A artesã Lurdes Pimmel costuma usar uma sacola retornável para as compras da casa. Nesta quarta (3), quando saía de um supermercado de Gramado, ela carregava uma única sacola plástica.
— É porque estou levando carne e, se colocar na sacola de pano, vai molhar. Só por isso. Mas sempre tenho comigo a minha sacola, que é grande, e bastante prática — ensina ela, que relembrou que, no passado, era comum os supermercados usarem apenas sacos de papel como opção para o cliente levar as compras.
Adeptas de caixas de papelão como substitutas das sacolas plásticas, as irmãs Marili Maria Lovato, 54 anos, e Marília Cavichion, 34, também observam benefícios ao optar por este modo de transportar as compras.
— A caixa é melhor, cabe mais coisas e se ajusta melhor no carro — afirma Marília.
Para Marili, cuidar do meio ambiente é uma questão de saúde.
— Está na hora das pessoas se conscientizarem porque precisamos ter atenção ao meio ambiente. A qualidade de vida passa por isso — opina.
Na visão da corretora de imóveis Sinara Schmidt, a proibição da distribuição gratuita de sacolas plásticas é positiva, mas precisa de adaptação da comunidade.
— Acredito que vai ajudar muito, mas vai levar um tempo até o povo se adaptar. No início pode dificultar para a pessoa que saiu de casa, resolveu passar no mercado e está sem a sua sacola — afirma ela.

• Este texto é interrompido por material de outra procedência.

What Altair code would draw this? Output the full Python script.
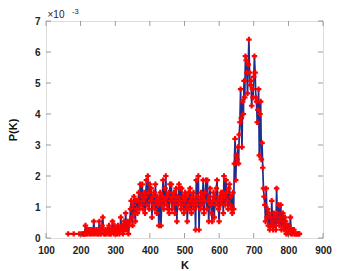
import altair as alt
import pandas as pd

# Counts per K (step of 2 in K); P(K) = count / 7500
K_STEP = 2
N_TOTAL = 7500

seg_a_start = 164
seg_a = [1, 0, 0, 0, 0, 0, 0, 0, 1, 0, 0, 0, 0, 0, 0, 0, 1, 0, 0, 1, 0, 1, 1, 1]

seg_b_start = 212
seg_b = [1, 3, 1, 2, 1, 0, 2, 1, 2, 1, 0, 2, 1, 4, 2, 1, 0, 2, 1, 1, 2, 4, 1, 2, 1, 3, 5, 2, 1, 1,
         2, 1, 0, 2, 1, 3, 1, 2, 1, 2, 4, 2, 1, 3, 2, 1, 2, 1, 3, 2, 1, 2, 5, 2, 3, 1, 2, 4, 2, 6,
         3, 2, 4, 1, 3]

seg_c_start = 342
seg_c = [4, 7, 9, 5, 3, 8, 10, 6, 4, 9, 7]

seg_d_start = 364
seg_d = [6, 9, 11, 7, 13, 8, 10, 13, 7, 9, 11, 6, 10, 14, 8, 15, 11, 7, 13, 9,
         12, 5, 10, 8, 11, 7, 13, 9, 6, 10, 8, 3, 9, 11, 3, 8, 10, 14, 7, 9,
         12, 15, 8, 10, 7, 11, 6, 13, 9, 13, 7, 10, 8, 11, 6, 9, 12, 4, 10, 8,
         13, 9, 12, 7, 12, 8, 10, 6, 9, 11, 7, 10, 4, 8, 11, 7, 12, 9, 6, 10,
         8, 11, 7, 9, 2, 14, 8, 10, 15, 2, 9, 7, 11, 8, 10, 14, 6, 9, 11, 14,
         7, 14, 9, 4, 10, 12, 8, 6, 4, 9, 11, 5, 10, 8, 12, 14, 9, 7, 4, 10,
         8, 11, 9, 11, 6, 15, 10, 8, 14, 11, 9, 7, 12, 13, 8, 10, 7, 6, 11]

seg_e_start = 642
seg_e = [7, 18, 24, 14, 20, 19, 22, 18, 25, 28, 36, 29, 22, 33, 30, 38, 34, 44, 43, 40,
         35, 42, 48, 40, 37, 38, 32, 36, 34, 39, 44, 40, 34, 33, 28, 31, 36, 20, 30, 33,
         19, 23, 17, 12, 10, 8, 4, 12, 5, 7]

seg_f_start = 742
seg_f = [3, 6, 2, 5, 3, 9, 4, 2, 6, 3, 5, 2, 12, 6, 4, 8, 3, 5, 8, 2,
         4, 6, 3, 2, 5, 4, 1, 3, 2, 1, 3, 2, 5, 1, 2, 1, 2, 2, 1, 1,
         0, 1, 1, 0, 1, 1]

x_ticks = [100, 200, 300, 400, 500, 600, 700, 800, 900]
y_ticks = [0, 1, 2, 3, 4, 5, 6, 7]

rows = []
for start, seg in [(seg_a_start, seg_a), (seg_b_start, seg_b), (seg_c_start, seg_c),
                   (seg_d_start, seg_d), (seg_e_start, seg_e), (seg_f_start, seg_f)]:
    for i, c in enumerate(seg):
        if c > 0:
            rows.append({"K": start + K_STEP * i, "P": c / N_TOTAL * 1000})
df = pd.DataFrame(rows)

W, H = 277, 217
FONT = "Liberation Sans"
GRAY = "#555555"

xs = alt.Scale(domain=[100, 900], nice=False, zero=False)
ys = alt.Scale(domain=[0, 7], nice=False)

x_axis = alt.Axis(values=x_ticks, ticks=False, domain=False, grid=False,
                  labelOverlap=False, labelFlush=False, labelBound=False,
                  labelFont=FONT, labelFontSize=10, labelFontWeight="bold",
                  labelColor="#222222", labelPadding=7,
                  titleFont=FONT, titleFontSize=11, titleFontWeight="bold",
                  titleColor="#111111", titlePadding=4)
y_axis = alt.Axis(values=y_ticks, ticks=False, domain=False, grid=False,
                  labelOverlap=False, labelFlush=False, labelBound=False,
                  labelFont=FONT, labelFontSize=10, labelFontWeight="bold",
                  labelColor="#222222", labelPadding=6,
                  titleFont=FONT, titleFontSize=11, titleFontWeight="bold",
                  titleColor="#111111", titlePadding=16)


def xe(field):
    return alt.X(field, scale=xs, title="K", axis=x_axis)


def ye(field):
    return alt.Y(field, scale=ys, title="P(K)", axis=y_axis)


line = alt.Chart(df).mark_line(color="#1c2d8e", strokeWidth=1.7).encode(
    x=xe("K:Q"), y=ye("P:Q"))
pts = alt.Chart(df).mark_point(shape="cross", filled=True, color="#ff0000",
                               size=30, opacity=1).encode(x=xe("K:Q"), y=ye("P:Q"))

xt = pd.DataFrame({"t": x_ticks})
yt = pd.DataFrame({"t": y_ticks})
tb = alt.Chart(xt).mark_tick(color=GRAY, thickness=0.8, size=5).encode(
    x=xe("t:Q"), y=alt.value(H - 2.5))
tt = alt.Chart(xt).mark_tick(color=GRAY, thickness=0.8, size=5).encode(
    x=xe("t:Q"), y=alt.value(2.5))
tl = alt.Chart(yt).mark_tick(orient="horizontal", color=GRAY, thickness=0.8, size=5).encode(
    y=ye("t:Q"), x=alt.value(2.5))
tr = alt.Chart(yt).mark_tick(orient="horizontal", color=GRAY, thickness=0.8, size=5).encode(
    y=ye("t:Q"), x=alt.value(W - 2.5))

mult = alt.Chart(pd.DataFrame({"s": ["\u00d710"]})).mark_text(
    font=FONT, fontSize=10, align="left", baseline="alphabetic", color="#222222").encode(
    text="s:N", x=alt.value(1.5), y=alt.value(-3))
expo = alt.Chart(pd.DataFrame({"s": ["-3"]})).mark_text(
    font=FONT, fontSize=7.5, align="left", baseline="alphabetic", color="#222222").encode(
    text="s:N", x=alt.value(26), y=alt.value(-7.5))

chart = alt.layer(line, pts, tb, tt, tl, tr, mult, expo).properties(
    width=W, height=H,
    autosize=alt.AutoSizeParams(type="none"),
    padding={"left": 38, "top": 13, "right": 25, "bottom": 32},
).configure_view(stroke="#666666", strokeWidth=1).configure_axis(
    labelOverlap=False).configure(background="white")

chart.save("out.html", embed_options={"renderer": "svg", "actions": False})
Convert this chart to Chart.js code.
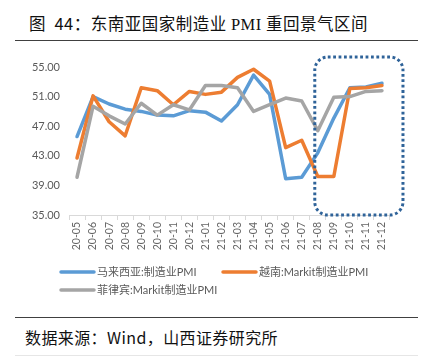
<!DOCTYPE html>
<html>
<head>
<meta charset="utf-8">
<script src="https://cdn.jsdelivr.net/npm/chart.js@4.4.0/dist/chart.umd.min.js"></script>
<style>
  html, body { margin:0; padding:0; background:#fff; }
  body { width:436px; height:357px; position:relative; overflow:hidden; font-family:"Noto Sans CJK SC", sans-serif; }
  #title { position:absolute; left:29px; top:11px; font-size:16.5px; letter-spacing:0.5px; color:#111; white-space:nowrap; line-height:24px; }
  #title .lat { font-family:"Liberation Serif", serif; }
  #rule1 { position:absolute; left:15px; width:403px; top:40px; height:0; border-top:1.5px solid #404040; }
  #rule2 { position:absolute; left:15px; width:403px; top:317px; height:0; border-top:1.5px solid #404040; }
  #rule3 { position:absolute; left:15px; width:403px; top:355px; height:0; border-top:1px solid #e6e6e6; }
  #source { position:absolute; left:25px; top:325px; font-size:16px; letter-spacing:0.4px; color:#111; white-space:nowrap; line-height:24px; }
  #wrap { position:absolute; left:0; top:50px; width:436px; height:255px; }
</style>
</head>
<body>
<div id="title">图&nbsp;&nbsp;44：东南亚国家制造业 <span class="lat">PMI</span> 重回景气区间</div>
<div id="rule1"></div>
<div id="wrap"><canvas id="c"></canvas></div>
<div id="rule2"></div>
<div id="source">数据来源：Wind，山西证券研究所</div>
<div id="rule3"></div>
<script>
const categories = ['20-05','20-06','20-07','20-08','20-09','20-10','20-11','20-12','21-01','21-02','21-03','21-04','21-05','21-06','21-07','21-08','21-09','21-10','21-11','21-12'];
const malaysia = [45.6, 51.0, 50.0, 49.3, 49.0, 48.5, 48.4, 49.1, 48.9, 47.7, 49.9, 53.9, 51.3, 39.9, 40.1, 43.4, 48.1, 52.2, 52.3, 52.8];
const vietnam = [42.7, 51.1, 47.6, 45.7, 52.2, 51.8, 49.9, 51.7, 51.3, 51.6, 53.6, 54.7, 53.1, 44.1, 45.1, 40.2, 40.2, 52.1, 52.2, 52.5];
const philippines = [40.1, 49.7, 48.4, 47.3, 50.1, 48.5, 49.9, 49.2, 52.5, 52.5, 52.2, 49.0, 49.9, 50.8, 50.4, 46.4, 50.9, 51.0, 51.7, 51.8];
const seriesNames = ['马来西亚:制造业PMI', '越南:Markit制造业PMI', '菲律宾:Markit制造业PMI'];
const seriesColors = ['#5B9BD5', '#ED7D31', '#A5A5A5'];
const yTicks = [35, 37, 39, 41, 43, 45, 47, 49, 51, 53, 55];
const highlightStart = '21-08';
const highlightEnd = '21-12';

const FONT = 'Lato, "Noto Sans CJK SC", sans-serif';

const legendPlugin = {
  id: 'customLegend',
  afterDraw(chart) {
    const ctx = chart.ctx;
    const spots = [[60, 222], [222, 222], [60, 240]];
    ctx.save();
    chart.data.datasets.forEach((ds, i) => {
      const [x, y] = spots[i];
      ctx.strokeStyle = ds.borderColor;
      ctx.lineWidth = 3.5;
      ctx.lineCap = 'round';
      ctx.beginPath();
      ctx.moveTo(x + 1, y);
      ctx.lineTo(x + 34, y);
      ctx.stroke();
      ctx.fillStyle = '#595959';
      ctx.font = '11px ' + FONT;
      ctx.textBaseline = 'middle';
      ctx.textAlign = 'left';
      ctx.fillText(ds.label, x + 37, y + 0.5);
    });
    ctx.restore();
  }
};

const highlightPlugin = {
  id: 'highlightBox',
  afterDatasetsDraw(chart) {
    const xs = chart.scales.x, ys = chart.scales.y;
    const i0 = categories.indexOf(highlightStart), i1 = categories.indexOf(highlightEnd);
    const left = xs.getPixelForValue(i0) - 3;
    const right = xs.getPixelForValue(i1) + 21;
    const top = chart.chartArea.top - 10;
    const bottom = ys.getPixelForValue(yTicks[0]);
    const r = 13;
    const ctx = chart.ctx;
    ctx.save();
    ctx.strokeStyle = '#2F6399';
    ctx.lineWidth = 3;
    ctx.setLineDash([2.8, 2.6]);
    ctx.beginPath();
    ctx.moveTo(left + r, top);
    ctx.lineTo(right - r, top);
    ctx.arcTo(right, top, right, top + r, r);
    ctx.lineTo(right, bottom - r);
    ctx.arcTo(right, bottom, right - r, bottom, r);
    ctx.lineTo(left + r, bottom);
    ctx.arcTo(left, bottom, left, bottom - r, r);
    ctx.lineTo(left, top + r);
    ctx.arcTo(left, top, left + r, top, r);
    ctx.closePath();
    ctx.stroke();
    ctx.restore();
  }
};

const data = {
  labels: categories,
  datasets: [malaysia, vietnam, philippines].map((vals, i) => ({
    label: seriesNames[i],
    data: vals,
    borderColor: seriesColors[i],
    backgroundColor: seriesColors[i],
    borderWidth: 3.5,
    pointRadius: 0,
    pointHoverRadius: 0,
    tension: 0,
    borderJoinStyle: 'round',
    borderCapStyle: 'round',
    order: 2 - i
  }))
};

new Chart(document.getElementById('c'), {
  type: 'line',
  data,
  options: {
    responsive: true,
    maintainAspectRatio: false,
    animation: false,
    events: [],
    layout: { padding: { left: 0, right: 46, top: 17, bottom: 50 } },
    plugins: { legend: { display: false }, tooltip: { enabled: false }, title: { display: false } },
    scales: {
      x: {
        offset: true,
        grid: { display: true, drawOnChartArea: false, drawTicks: true, tickLength: 5, offset: true, color: '#D9D9D9', lineWidth: 1 },
        border: { display: true, color: '#D9D9D9', width: 1 },
        ticks: { color: '#666666', font: { family: FONT, size: 10.5 }, minRotation: 90, maxRotation: 90, autoSkip: false, padding: 2 },
        afterFit: s => { s.height = 40; }
      },
      y: {
        min: yTicks[0],
        max: yTicks[yTicks.length - 1],
        afterBuildTicks: s => { s.ticks = yTicks.map(v => ({ value: v })); },
        grid: { display: false, drawTicks: false },
        border: { display: false },
        ticks: { color: '#595959', font: { family: FONT, size: 11 }, padding: 9, callback: v => Number(v).toFixed(2) },
        afterFit: s => { s.width = 69; }
      }
    }
  },
  plugins: [highlightPlugin, legendPlugin]
});
</script>
</body>
</html>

Proprietário de mercado vê economia nos custos e Sindilojas quer debater
Há 13 anos administrando um supermercado e uma fruteira no bairro Dutra, em Gramado, o comerciante José Paulo de Oliveira vê com bons olhos a medida de proibir a distribuição gratuita de sacolas plásticas aos clientes em compras. Ele gasta, mensalmente, cerca de R$ 10 mil para adquirir milhares de sacolas para os clientes. Com a medida, será possível economizar.
— Algumas pessoas chegam com as suas sacolas, mas são poucas. Tenho alertado que, daqui a pouco, o que é uma exceção vai ter que virar regra. A lei vai fazer com que todos se acostumem. O mais difícil é mudar a mentalidade, mas precisamos ajudar o meio ambiente — afirma.
Por meio de nota, o presidente do Sindilojas Hortênsias, Guido Thiele, afirma que o uso das sacolas plásticas é significativo no comércio varejista, uma vez que o empreendedor busca ter à disposição um produto que tenha bom custo-benefício para ser resistente e acondicionar o produto. Em contrapartida, as sacolas de papel tem um valor mais elevado, segundo ele.
Ainda conforme Thiele, assim como as sacolas, garrafas pets e copos plásticos também são exemplos que afetam o meio ambiente se descartados de forma incorreta.
— Enquanto não tivermos uma educação efetiva quanto à questão da responsabilidade do consumo e da economia, usando e jogando fora, não darmos valor e importância e não devolvermos para a reciclagem, apenas estaremos elevando custos, trocando de material e problema. A minha liberdade termina quando inicia a do próximo. Enquanto nos preocupamos em encontrar culpados e fazer leis para impor costumes ou normas, dificilmente vamos conseguir o engajamento da comunidade — avalia.
Para ele, a questão ambiental é importante, mas que deveria haver uma maior discussão quanto à proposta junto às partes envolvidas.